While artificial intelligence and a Big Mac might seem like an unlikely pairing, Hans Taparia, a social entrepreneurship professor at New York University’s Stern School of Business, said the decision makes sense. For McDonald’s, at least.
“This is not signifying product innovation,” he told Crunchbase News, saying that the company is looking for tools to increase sales, but not change health of the offerings.
Taparia, who co-founded Tasty Bites, explained that as health trends continue to skew away from fast food, McDonald’s is under pressure to grow its top line. This acquisition will give the company data to increase sales at the point-of-purchase, so goal accomplished.
Unfortunately customers don’t regularly come to McDonald’s for healthy offerings, he said. So the data will tell McDonalds to push items like fries or burgers vs salads. From a business standpoint, he said it gives McDonald’s the green light to suggest more so-called junk food to customers but rationalized in a “subtle, scary way.”

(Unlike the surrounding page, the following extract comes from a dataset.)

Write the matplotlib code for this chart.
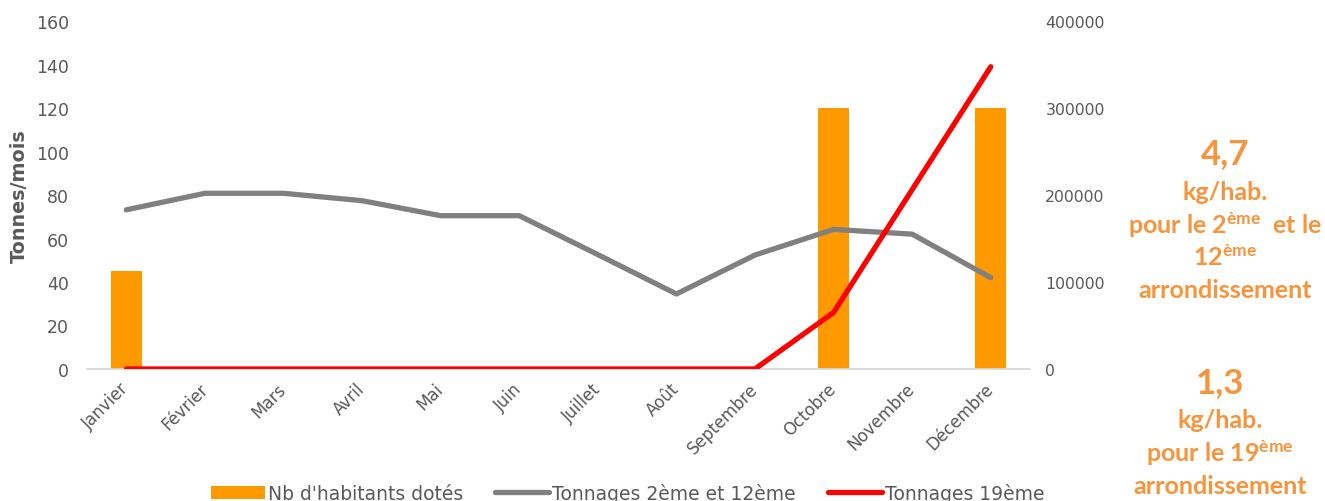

From its end, McDonald’s is showing that it is taking some steps in both the healthier, and more innovative direction. In 2018, it promised fresh, real beef in all restaurants. That same year, it skimmed down its happy meal.
Steve Easterbrook, the CEO of McDonald’s, told Wired that the acquisition will let the company have real-time information to connect the kitchen to customer tastes. The “predictive analytics” he said could help cut down waste.
For its part, McDonald’s said the acquisition will help it address “ever-changing consumer trends” and provide “greater convenience” for customers.
McDonald’s will likely draw some interesting information about customer behaviors and taste buds from this acquisition. But, as the AI bandwagon continues to super-size, whether or not data-focused innovation is critical for the life of the fast food giant will be revealed by time.